Jesus’s followers did not make the claim that the risen Christ was synonymous with YHWH or God the Father. Even the apostle Paul, who some revere as the founder of Christianity, subjugated Christ to God the Father (1 Cor 15:28). But some Jewish believers could go so far as to identify Christ with an integral aspect of God the Father. Take for example the concept of God’s Wisdom.
Paul identified Christ as God’s Wisdom. Wisdom, normally described in feminine terms due to the word’s grammatical gender, was conceived by some as an anthropomorphized expression of, or manifestation of God. Though God’s Wisdom was God’s, she could function independently on God’s behalf. We learn a lot about Wisdom from the Bible (Job, Proverbs, Ecclesiastes), as well as from a number of intertestamental Jewish texts (the Wisdom of Solomon, the Wisdom of Ben Sira) considered authoritative by many Jews in the Greek-speaking world at the time of Jesus and Paul and now found in the apocryphal or deutero-canonical sections of modern Christian Bibles.
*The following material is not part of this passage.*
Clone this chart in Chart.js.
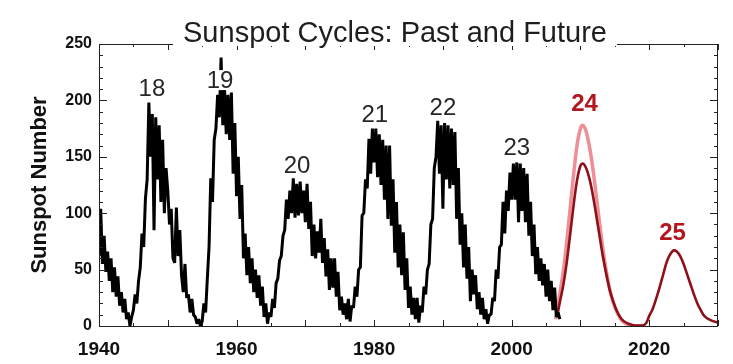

Wisdom was God’s first created entity and assisted God with the creation itself. Wisdom, speaking for herself, proclaimed that . . .
“From eternity I was appointed, from the beginning, from before the world existed . . . When he established the heavens, I was there; when he marked out the horizon over the face of the deep, when he established the clouds above . . . when he marked out the foundations of the earth, then I was beside him as a master craftsman, and I was his delight day by day, rejoicing before him at all times, rejoicing in the habitable part of his earth, and delighting in its people.” (Prov 8:23-31, NET).
Notice what Paul says about Christ as God’s Wisdom: “But to those who are called, both Jews and Greeks, Christ is the power of God and the Wisdom of God” (1 Cor 1:24, NET) and God “is the reason you have a relationship with Christ Jesus, who became for us Wisdom from God, and righteousness and sanctification and redemption” (1 Cor 1:30, NET). Paul called Christ “the Wisdom of God, hidden in a mystery, that God determined before the ages for our glory” (1 Cor. 2:7, NET).
Notice how people traditionally had a bad habit of rejecting God’s Wisdom.
Wisdom calls out in the street, she shouts loudly in the plazas; at the head of the noisy streets she calls, in the entrances of the gates in the city she utters her words: “How long will you simpletons love naiveté? How long will mockers delight in mockery and fools hate knowledge? If only you will respond to my rebuke, then I will pour out my thoughts to you and I will make my words known to you. However, because I called but you refused to listen, because I stretched out my hand but no one paid attention, because you neglected all my advice, and did not comply with my rebuke” (Prov 1:20-25, NET).
This is just how Christ was portrayed in the gospels: rejected yet vindicated by his followers.
“To what then should I compare the people of this generation, and what are they like? They are like children sitting in the marketplace and calling out to one another, ‘We played the flute for you, yet you did not dance; we wailed in mourning, yet you did not weep’ . . . The Son of Man has come eating and drinking, and you say, ‘Look at him, a glutton and a drunk, a friend of tax collectors and sinners!’ But Wisdom is vindicated by all her children” (Luke 7:31-35, NET).
This is the closest that Jews would come to identifying Jesus Christ with God himself. It is not quite the same as saying that Jesus was one of three persons in the Godhead, as later trinitarian Gentile Christians would creedalize, but it was close. It should cause us to reassess the “high christological” statements made about Christ throughout the New Testament. Perhaps quite a few of them were actually acceptable to many Torah-observant Jews.